Ethiopian officials said the Addis Ababa funeral is being attended by hundreds of dignitaries from around the world, including several African leaders. The White House said it was sending a delegation led by Susan Rice, the US ambassador to the UN. The funeral is the culmination of two weeks of national mourning. Posters, pictures and quotes attributed to the late prime minister have been ubiquitous in nearly every street of the capital.

After the funeral service in Meskel Square, a procession will carry Meles' casket for burial at the Holy Trinity Church, where some of the country's most illustrious people are interred.

Born on May 8, 1955, Meles became president in 1991 after helping to oust a Communist military junta that had been responsible for hundreds of thousands of Ethiopian deaths.

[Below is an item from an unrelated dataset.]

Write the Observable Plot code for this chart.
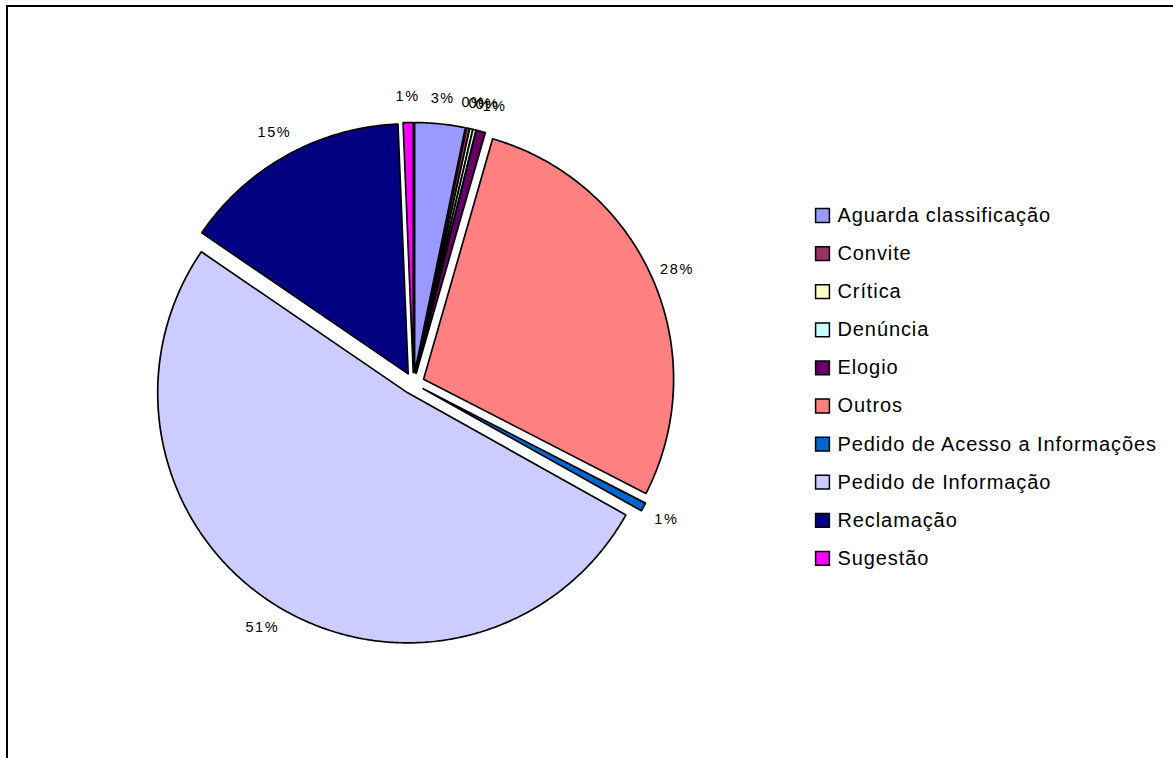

Government ministers and officials, including acting Prime Minister Hailemariam Desalegn, center front, pay their respects before the coffin of Prime Minister Meles Zenawi. AP

Meles became prime minister in 1995, a position that is both the head of the federal government and armed forces. The US saw Meles as a strong security partner and gave hundreds of millions of dollars in aid over the years. US military drones that patrol East Africa — especially over Somalia — are stationed in Ethiopia. In the mid-2000s, the country saw strong economic growth, which won Meles international praise. The International Monetary Fund in 2008 said Ethiopia's economy had grown faster than any non-oil exporting country in sub-Saharan Africa.

But Ethiopia under Meles was criticized by human rights groups for the government's strict control, especially of independent political groups and the press.

Deputy Prime Minister Hailemariam Desalegn is currently acting as prime minister. It remains unclear when he will be sworn in, but Ethiopian officials say no elections are planned.

Hailemariam is a relatively young figure on Ethiopia's political scene. It is not clear if the old guard will allow him to keep the prime minister's post in the long run.